SET EXERCISE:
From the records below, print only the part that opens with the line containing "Write a web" and closes with the line containing "[117.4, 101.3, 0.1848]];"; omit the pictures.

[Data extracted from a collection]
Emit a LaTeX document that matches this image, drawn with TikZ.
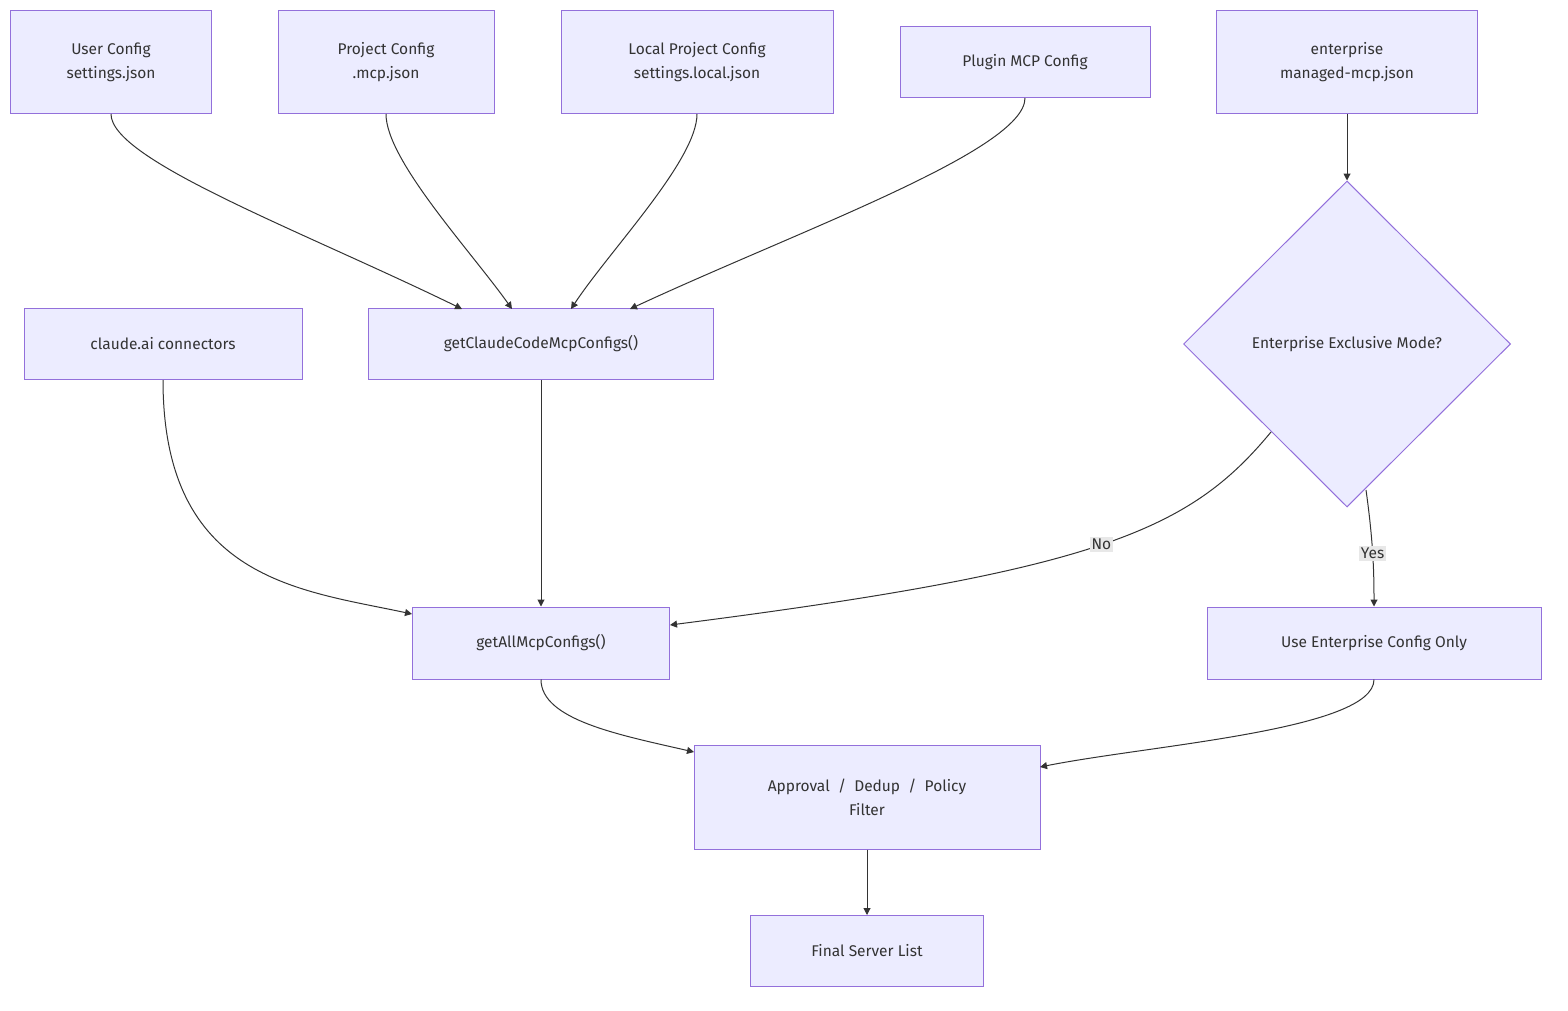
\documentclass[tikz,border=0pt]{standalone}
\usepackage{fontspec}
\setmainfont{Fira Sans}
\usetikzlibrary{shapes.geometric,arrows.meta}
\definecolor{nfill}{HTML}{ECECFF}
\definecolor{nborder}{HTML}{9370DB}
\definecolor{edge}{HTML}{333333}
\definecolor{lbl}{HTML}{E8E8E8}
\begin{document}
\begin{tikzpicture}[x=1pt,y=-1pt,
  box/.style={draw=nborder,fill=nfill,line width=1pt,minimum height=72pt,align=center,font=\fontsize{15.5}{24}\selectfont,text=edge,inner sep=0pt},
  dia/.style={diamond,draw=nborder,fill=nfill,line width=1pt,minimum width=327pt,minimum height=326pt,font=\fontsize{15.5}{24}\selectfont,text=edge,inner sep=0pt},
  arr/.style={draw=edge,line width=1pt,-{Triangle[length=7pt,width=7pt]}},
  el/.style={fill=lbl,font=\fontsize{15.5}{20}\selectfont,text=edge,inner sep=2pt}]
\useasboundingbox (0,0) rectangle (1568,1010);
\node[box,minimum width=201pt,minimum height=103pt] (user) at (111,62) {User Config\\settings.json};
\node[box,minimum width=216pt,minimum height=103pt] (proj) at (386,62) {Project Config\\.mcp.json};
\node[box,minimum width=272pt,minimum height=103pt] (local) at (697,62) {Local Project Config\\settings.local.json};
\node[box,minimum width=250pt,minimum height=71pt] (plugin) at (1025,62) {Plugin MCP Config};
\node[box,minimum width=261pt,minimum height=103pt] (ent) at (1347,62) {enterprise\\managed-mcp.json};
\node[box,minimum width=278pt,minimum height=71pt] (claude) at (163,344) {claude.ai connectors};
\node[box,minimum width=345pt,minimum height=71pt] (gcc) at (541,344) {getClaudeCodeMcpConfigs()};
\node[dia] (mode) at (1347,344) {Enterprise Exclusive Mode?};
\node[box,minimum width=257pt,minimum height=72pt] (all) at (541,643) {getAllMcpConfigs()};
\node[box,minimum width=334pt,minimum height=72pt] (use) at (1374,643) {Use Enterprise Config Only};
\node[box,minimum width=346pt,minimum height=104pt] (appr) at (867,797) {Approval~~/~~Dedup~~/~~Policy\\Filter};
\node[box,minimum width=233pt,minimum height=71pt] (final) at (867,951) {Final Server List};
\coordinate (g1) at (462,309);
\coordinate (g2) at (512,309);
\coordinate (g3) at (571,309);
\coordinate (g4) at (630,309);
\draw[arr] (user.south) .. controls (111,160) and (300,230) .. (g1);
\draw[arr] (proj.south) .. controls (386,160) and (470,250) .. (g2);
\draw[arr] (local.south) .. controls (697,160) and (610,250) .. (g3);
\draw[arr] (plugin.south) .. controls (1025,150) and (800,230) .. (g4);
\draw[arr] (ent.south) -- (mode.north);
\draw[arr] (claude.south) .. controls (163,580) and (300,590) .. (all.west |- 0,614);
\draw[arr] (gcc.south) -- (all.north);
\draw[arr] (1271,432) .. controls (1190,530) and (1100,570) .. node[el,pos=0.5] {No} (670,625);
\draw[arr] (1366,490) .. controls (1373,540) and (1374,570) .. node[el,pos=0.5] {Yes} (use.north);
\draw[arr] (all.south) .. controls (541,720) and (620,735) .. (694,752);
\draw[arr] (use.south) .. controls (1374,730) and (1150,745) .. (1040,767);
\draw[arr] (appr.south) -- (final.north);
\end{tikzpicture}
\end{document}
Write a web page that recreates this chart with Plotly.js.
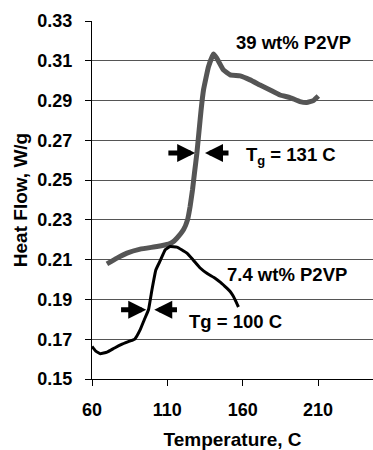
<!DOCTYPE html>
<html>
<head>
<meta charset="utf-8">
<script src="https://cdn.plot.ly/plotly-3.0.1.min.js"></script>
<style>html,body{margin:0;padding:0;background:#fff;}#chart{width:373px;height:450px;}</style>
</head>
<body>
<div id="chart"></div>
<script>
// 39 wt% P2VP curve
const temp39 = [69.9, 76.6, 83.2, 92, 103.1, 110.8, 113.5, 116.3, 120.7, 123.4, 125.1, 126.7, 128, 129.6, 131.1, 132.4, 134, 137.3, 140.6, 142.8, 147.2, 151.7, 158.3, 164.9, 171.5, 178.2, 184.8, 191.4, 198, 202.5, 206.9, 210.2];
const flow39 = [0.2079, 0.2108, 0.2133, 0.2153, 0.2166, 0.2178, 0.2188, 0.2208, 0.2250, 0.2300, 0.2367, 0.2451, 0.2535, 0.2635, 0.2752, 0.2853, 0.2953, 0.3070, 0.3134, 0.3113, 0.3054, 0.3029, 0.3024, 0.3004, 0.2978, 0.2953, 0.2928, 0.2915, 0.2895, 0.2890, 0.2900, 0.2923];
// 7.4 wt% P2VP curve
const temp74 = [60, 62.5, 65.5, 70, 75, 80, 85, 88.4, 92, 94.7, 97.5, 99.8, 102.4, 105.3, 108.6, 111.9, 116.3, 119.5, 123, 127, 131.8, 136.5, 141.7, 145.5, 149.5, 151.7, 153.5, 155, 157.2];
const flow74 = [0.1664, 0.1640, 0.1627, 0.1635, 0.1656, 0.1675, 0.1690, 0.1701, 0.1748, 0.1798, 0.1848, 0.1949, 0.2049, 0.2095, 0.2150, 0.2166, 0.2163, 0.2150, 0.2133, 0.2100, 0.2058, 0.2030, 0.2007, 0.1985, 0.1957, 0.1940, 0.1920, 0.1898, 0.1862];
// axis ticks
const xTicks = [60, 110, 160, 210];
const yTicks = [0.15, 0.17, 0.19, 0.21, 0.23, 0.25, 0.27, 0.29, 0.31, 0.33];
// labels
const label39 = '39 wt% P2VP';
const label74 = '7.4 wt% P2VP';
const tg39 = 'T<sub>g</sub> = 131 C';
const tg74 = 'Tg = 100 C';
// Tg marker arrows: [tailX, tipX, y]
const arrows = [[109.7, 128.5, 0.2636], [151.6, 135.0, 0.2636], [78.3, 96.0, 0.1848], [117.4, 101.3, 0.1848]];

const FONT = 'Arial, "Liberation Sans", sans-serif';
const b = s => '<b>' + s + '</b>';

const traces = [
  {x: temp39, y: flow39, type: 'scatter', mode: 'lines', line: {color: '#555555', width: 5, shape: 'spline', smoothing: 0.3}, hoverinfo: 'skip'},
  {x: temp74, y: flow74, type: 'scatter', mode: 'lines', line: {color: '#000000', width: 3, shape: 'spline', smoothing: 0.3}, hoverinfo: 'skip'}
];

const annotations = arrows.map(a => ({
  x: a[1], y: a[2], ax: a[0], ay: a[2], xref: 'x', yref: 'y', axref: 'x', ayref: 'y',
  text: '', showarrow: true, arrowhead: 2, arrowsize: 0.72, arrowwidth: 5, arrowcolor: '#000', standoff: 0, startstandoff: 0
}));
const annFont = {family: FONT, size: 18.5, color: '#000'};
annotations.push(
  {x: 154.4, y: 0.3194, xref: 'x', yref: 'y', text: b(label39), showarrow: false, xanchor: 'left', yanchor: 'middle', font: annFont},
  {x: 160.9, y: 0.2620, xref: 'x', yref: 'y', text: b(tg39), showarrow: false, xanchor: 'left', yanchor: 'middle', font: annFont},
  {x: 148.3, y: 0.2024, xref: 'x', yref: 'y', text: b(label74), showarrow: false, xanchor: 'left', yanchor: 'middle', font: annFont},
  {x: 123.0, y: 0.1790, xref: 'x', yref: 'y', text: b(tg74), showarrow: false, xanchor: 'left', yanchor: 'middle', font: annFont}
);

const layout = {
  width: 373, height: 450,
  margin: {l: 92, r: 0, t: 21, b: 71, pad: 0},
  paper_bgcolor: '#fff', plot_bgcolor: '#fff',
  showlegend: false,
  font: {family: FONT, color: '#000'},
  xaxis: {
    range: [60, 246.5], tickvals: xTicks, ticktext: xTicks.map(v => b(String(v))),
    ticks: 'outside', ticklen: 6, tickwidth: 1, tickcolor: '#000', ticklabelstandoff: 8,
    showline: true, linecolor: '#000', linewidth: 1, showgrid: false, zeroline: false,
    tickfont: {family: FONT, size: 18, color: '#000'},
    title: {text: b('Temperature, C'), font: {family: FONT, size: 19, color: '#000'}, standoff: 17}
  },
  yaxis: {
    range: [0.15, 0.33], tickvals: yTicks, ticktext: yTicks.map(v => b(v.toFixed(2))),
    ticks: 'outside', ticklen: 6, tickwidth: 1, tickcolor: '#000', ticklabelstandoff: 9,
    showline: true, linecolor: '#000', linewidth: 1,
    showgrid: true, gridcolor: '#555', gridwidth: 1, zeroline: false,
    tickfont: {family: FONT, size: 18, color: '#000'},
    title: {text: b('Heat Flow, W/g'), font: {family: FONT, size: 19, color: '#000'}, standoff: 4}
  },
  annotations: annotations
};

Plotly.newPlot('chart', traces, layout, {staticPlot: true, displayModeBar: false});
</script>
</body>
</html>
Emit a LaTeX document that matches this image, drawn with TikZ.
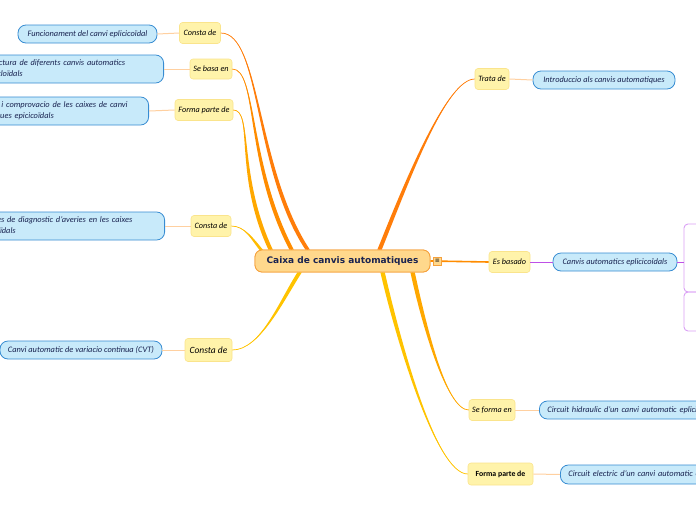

OUTPUT:
Write a web page that recreates this chart with Plotly.js.
<!DOCTYPE html>
<html>
<head>
<meta charset="utf-8">
<script src="https://cdn.plot.ly/plotly-3.0.1.min.js"></script>
<style>html,body{margin:0;padding:0;background:#fff;}#chart{width:373px;height:450px;}</style>
</head>
<body>
<div id="chart"></div>
<script>
// 39 wt% P2VP curve
const temp39 = [69.9, 76.6, 83.2, 92, 103.1, 110.8, 113.5, 116.3, 120.7, 123.4, 125.1, 126.7, 128, 129.6, 131.1, 132.4, 134, 137.3, 140.6, 142.8, 147.2, 151.7, 158.3, 164.9, 171.5, 178.2, 184.8, 191.4, 198, 202.5, 206.9, 210.2];
const flow39 = [0.2079, 0.2108, 0.2133, 0.2153, 0.2166, 0.2178, 0.2188, 0.2208, 0.2250, 0.2300, 0.2367, 0.2451, 0.2535, 0.2635, 0.2752, 0.2853, 0.2953, 0.3070, 0.3134, 0.3113, 0.3054, 0.3029, 0.3024, 0.3004, 0.2978, 0.2953, 0.2928, 0.2915, 0.2895, 0.2890, 0.2900, 0.2923];
// 7.4 wt% P2VP curve
const temp74 = [60, 62.5, 65.5, 70, 75, 80, 85, 88.4, 92, 94.7, 97.5, 99.8, 102.4, 105.3, 108.6, 111.9, 116.3, 119.5, 123, 127, 131.8, 136.5, 141.7, 145.5, 149.5, 151.7, 153.5, 155, 157.2];
const flow74 = [0.1664, 0.1640, 0.1627, 0.1635, 0.1656, 0.1675, 0.1690, 0.1701, 0.1748, 0.1798, 0.1848, 0.1949, 0.2049, 0.2095, 0.2150, 0.2166, 0.2163, 0.2150, 0.2133, 0.2100, 0.2058, 0.2030, 0.2007, 0.1985, 0.1957, 0.1940, 0.1920, 0.1898, 0.1862];
// axis ticks
const xTicks = [60, 110, 160, 210];
const yTicks = [0.15, 0.17, 0.19, 0.21, 0.23, 0.25, 0.27, 0.29, 0.31, 0.33];
// labels
const label39 = '39 wt% P2VP';
const label74 = '7.4 wt% P2VP';
const tg39 = 'T<sub>g</sub> = 131 C';
const tg74 = 'Tg = 100 C';
// Tg marker arrows: [tailX, tipX, y]
const arrows = [[109.7, 128.5, 0.2636], [151.6, 135.0, 0.2636], [78.3, 96.0, 0.1848], [117.4, 101.3, 0.1848]];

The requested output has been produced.